**Exercise brief:**
Each line of the material must be repeated precisely, with the pictures left out.

**Source material:**
····················
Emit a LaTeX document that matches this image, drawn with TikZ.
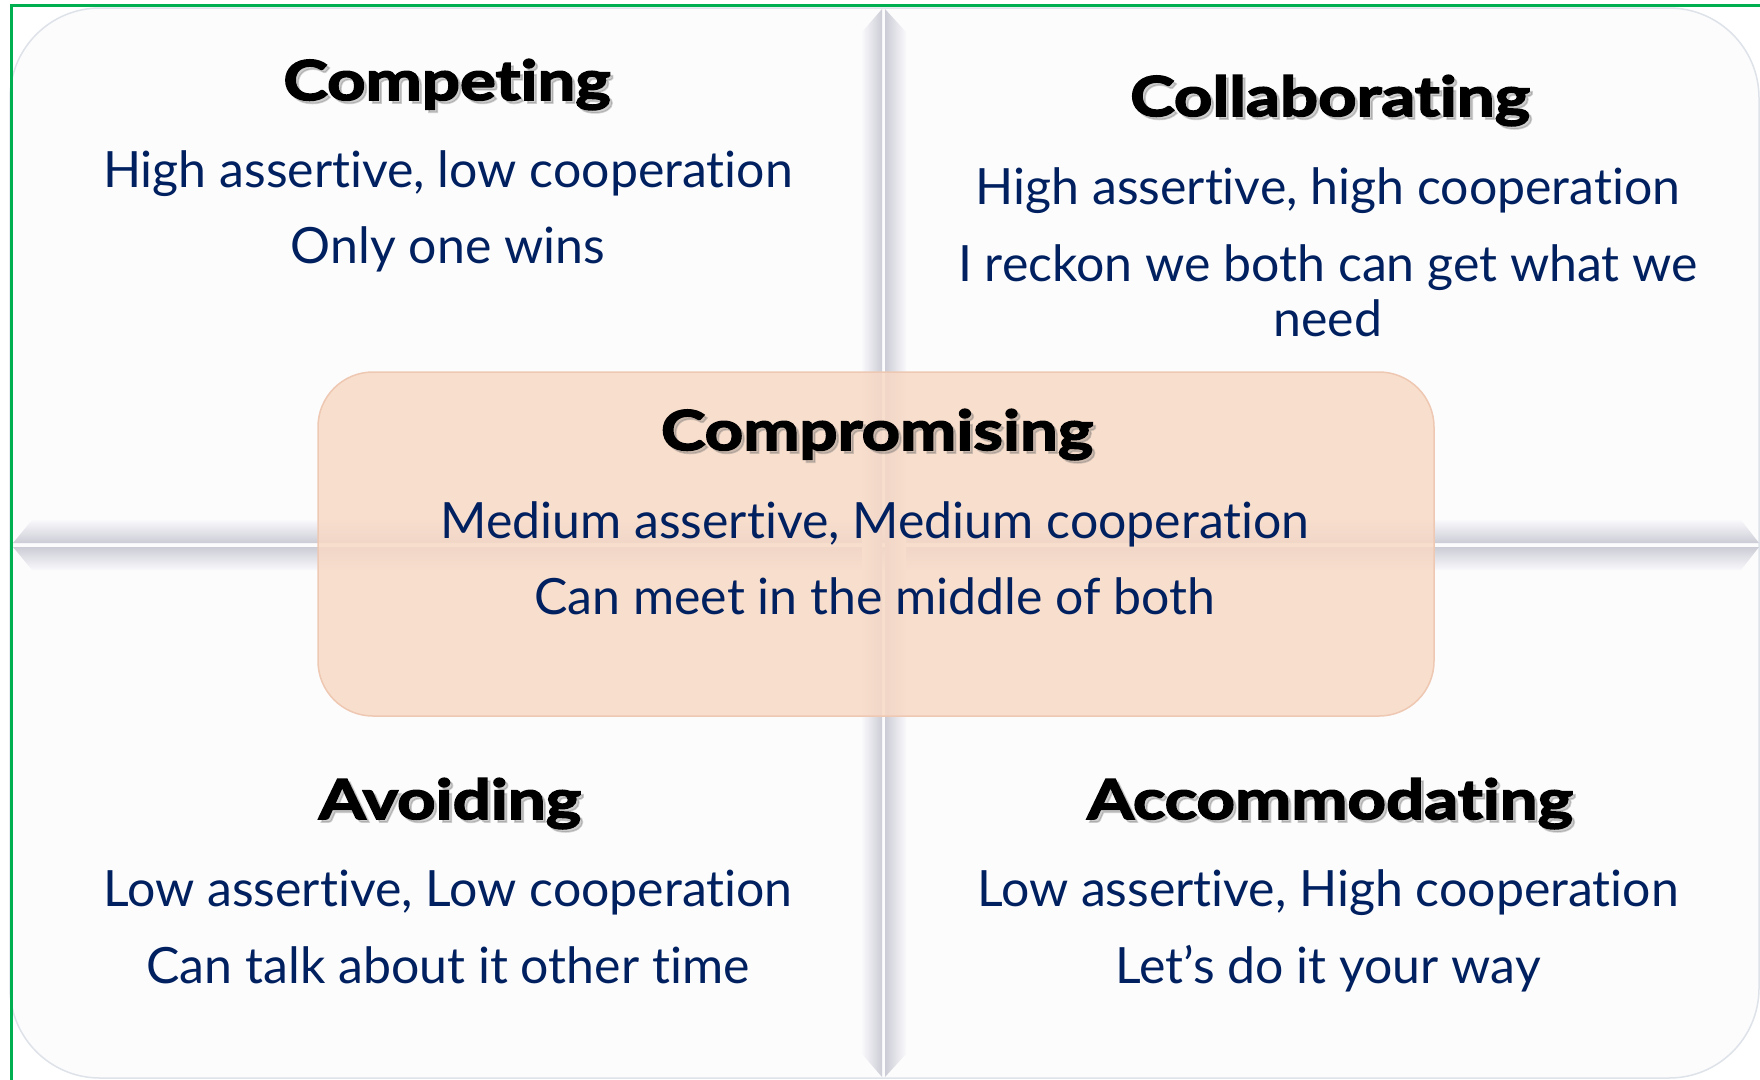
\documentclass[tikz,border=0pt]{standalone}
\usepackage{fontspec}
\setmainfont{Lato}[Ligatures=NoCommon,Contextuals=NoAlternate]
\newfontfamily\titlefont{Lato}[Ligatures=NoCommon,Contextuals=NoAlternate,FakeStretch=1.22,BoldFeatures={FakeBold=3}]
\definecolor{navy}{RGB}{0,32,96}
\definecolor{framegreen}{RGB}{0,176,80}
\definecolor{panelfill}{RGB}{252,252,253}
\definecolor{paneledge}{RGB}{222,226,233}
\definecolor{grooveLight}{RGB}{249,249,252}
\definecolor{grooveDark}{RGB}{204,204,214}
\definecolor{boxfill}{RGB}{248,217,197}
\definecolor{boxedge}{RGB}{238,200,178}
\begin{document}
\begin{tikzpicture}[x=1pt,y=-1pt,
  body/.style={text=navy,font=\fontsize{50}{60}\selectfont,anchor=base,inner sep=0pt},
  ttl/.style={text=black,font=\titlefont\bfseries\fontsize{55}{66}\selectfont,anchor=base,inner sep=0pt},
  shd/.style={ttl,text=black!60,opacity=0.3}]
\useasboundingbox (0,0) rectangle (1760,1079);
\fill[white] (0,0) rectangle (1760,1079);
% panel
\draw[paneledge,line width=1.5pt,fill=panelfill,rounded corners=90pt] (10,8) rectangle (1759,1078);
% horizontal groove
\shade[top color=grooveLight,bottom color=grooveDark] (32,520) -- (1741,520) -- (1759,543) -- (13,543) -- cycle;
\shade[top color=grooveDark,bottom color=grooveLight] (13,547) -- (1759,547) -- (1741,570) -- (32,570) -- cycle;
% vertical groove
\shade[left color=grooveLight,right color=grooveDark] (862,32) -- (882,9) -- (882,1077) -- (862,1054) -- cycle;
\shade[left color=grooveDark,right color=grooveLight] (885,9) -- (906,32) -- (906,1054) -- (885,1077) -- cycle;
% central box
\draw[boxedge,line width=1.5pt,fill=boxfill,fill opacity=0.85,rounded corners=55pt] (318,372) rectangle (1434,716);
% green frame (cropped)
\draw[framegreen,line width=3pt] (11.5,1090) -- (11.5,5.5) -- (1770,5.5);
% titles with shadows
\newcommand\mytitle[3]{%
  \node[shd,xshift=3pt,yshift=-3pt] at (#2) {#3};
  \node[ttl] (#1) at (#2) {#3};}
\mytitle{tcomp}{447,100}{Competing}
\mytitle{tcoll}{1330,116}{Collaborating}
\mytitle{tcpm}{877,450}{Compromising}
\mytitle{tavoid}{450,819}{Avoiding}
\mytitle{tacc}{1330,819}{Accommodating}
% body texts
\node[body] (c1) at (448,187) {High assertive, low cooperation};
\node[body] (c2) at (448,263) {Only one wins};
\node[body] (l1) at (1328,204) {High assertive, high cooperation};
\node[body] (l2) at (1328,281) {I reckon we both can get what we};
\node[body] (l3) at (1328,336) {need};
\node[body] (m1) at (875,538) {Medium assertive, Medium cooperation};
\node[body] (m2) at (875,614) {Can meet in the middle of both};
\node[body] (a1) at (448,906) {Low assertive, Low cooperation};
\node[body] (a2) at (448,983) {Can talk about it other time};
\node[body] (k1) at (1328,906) {Low assertive, High cooperation};
\node[body] (k2) at (1328,983) {Let’s do it your way};
\end{tikzpicture}
\end{document}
····················
**Result of this exercise:**
Emit a LaTeX document that matches this image, drawn with TikZ.
\documentclass[tikz,border=0pt]{standalone}
\usepackage{fontspec}
\setmainfont{Lato}[Ligatures=NoCommon,Contextuals=NoAlternate]
\newfontfamily\titlefont{Lato}[Ligatures=NoCommon,Contextuals=NoAlternate,FakeStretch=1.22,BoldFeatures={FakeBold=3}]
\definecolor{navy}{RGB}{0,32,96}
\definecolor{framegreen}{RGB}{0,176,80}
\definecolor{panelfill}{RGB}{252,252,253}
\definecolor{paneledge}{RGB}{222,226,233}
\definecolor{grooveLight}{RGB}{249,249,252}
\definecolor{grooveDark}{RGB}{204,204,214}
\definecolor{boxfill}{RGB}{248,217,197}
\definecolor{boxedge}{RGB}{238,200,178}
\begin{document}
\begin{tikzpicture}[x=1pt,y=-1pt,
  body/.style={text=navy,font=\fontsize{50}{60}\selectfont,anchor=base,inner sep=0pt},
  ttl/.style={text=black,font=\titlefont\bfseries\fontsize{55}{66}\selectfont,anchor=base,inner sep=0pt},
  shd/.style={ttl,text=black!60,opacity=0.3}]
\useasboundingbox (0,0) rectangle (1760,1079);
\fill[white] (0,0) rectangle (1760,1079);
% panel
\draw[paneledge,line width=1.5pt,fill=panelfill,rounded corners=90pt] (10,8) rectangle (1759,1078);
% horizontal groove
\shade[top color=grooveLight,bottom color=grooveDark] (32,520) -- (1741,520) -- (1759,543) -- (13,543) -- cycle;
\shade[top color=grooveDark,bottom color=grooveLight] (13,547) -- (1759,547) -- (1741,570) -- (32,570) -- cycle;
% vertical groove
\shade[left color=grooveLight,right color=grooveDark] (862,32) -- (882,9) -- (882,1077) -- (862,1054) -- cycle;
\shade[left color=grooveDark,right color=grooveLight] (885,9) -- (906,32) -- (906,1054) -- (885,1077) -- cycle;
% central box
\draw[boxedge,line width=1.5pt,fill=boxfill,fill opacity=0.85,rounded corners=55pt] (318,372) rectangle (1434,716);
% green frame (cropped)
\draw[framegreen,line width=3pt] (11.5,1090) -- (11.5,5.5) -- (1770,5.5);
% titles with shadows
\newcommand\mytitle[3]{%
  \node[shd,xshift=3pt,yshift=-3pt] at (#2) {#3};
  \node[ttl] (#1) at (#2) {#3};}
\mytitle{tcomp}{447,100}{Competing}
\mytitle{tcoll}{1330,116}{Collaborating}
\mytitle{tcpm}{877,450}{Compromising}
\mytitle{tavoid}{450,819}{Avoiding}
\mytitle{tacc}{1330,819}{Accommodating}
% body texts
\node[body] (c1) at (448,187) {High assertive, low cooperation};
\node[body] (c2) at (448,263) {Only one wins};
\node[body] (l1) at (1328,204) {High assertive, high cooperation};
\node[body] (l2) at (1328,281) {I reckon we both can get what we};
\node[body] (l3) at (1328,336) {need};
\node[body] (m1) at (875,538) {Medium assertive, Medium cooperation};
\node[body] (m2) at (875,614) {Can meet in the middle of both};
\node[body] (a1) at (448,906) {Low assertive, Low cooperation};
\node[body] (a2) at (448,983) {Can talk about it other time};
\node[body] (k1) at (1328,906) {Low assertive, High cooperation};
\node[body] (k2) at (1328,983) {Let’s do it your way};
\end{tikzpicture}
\end{document}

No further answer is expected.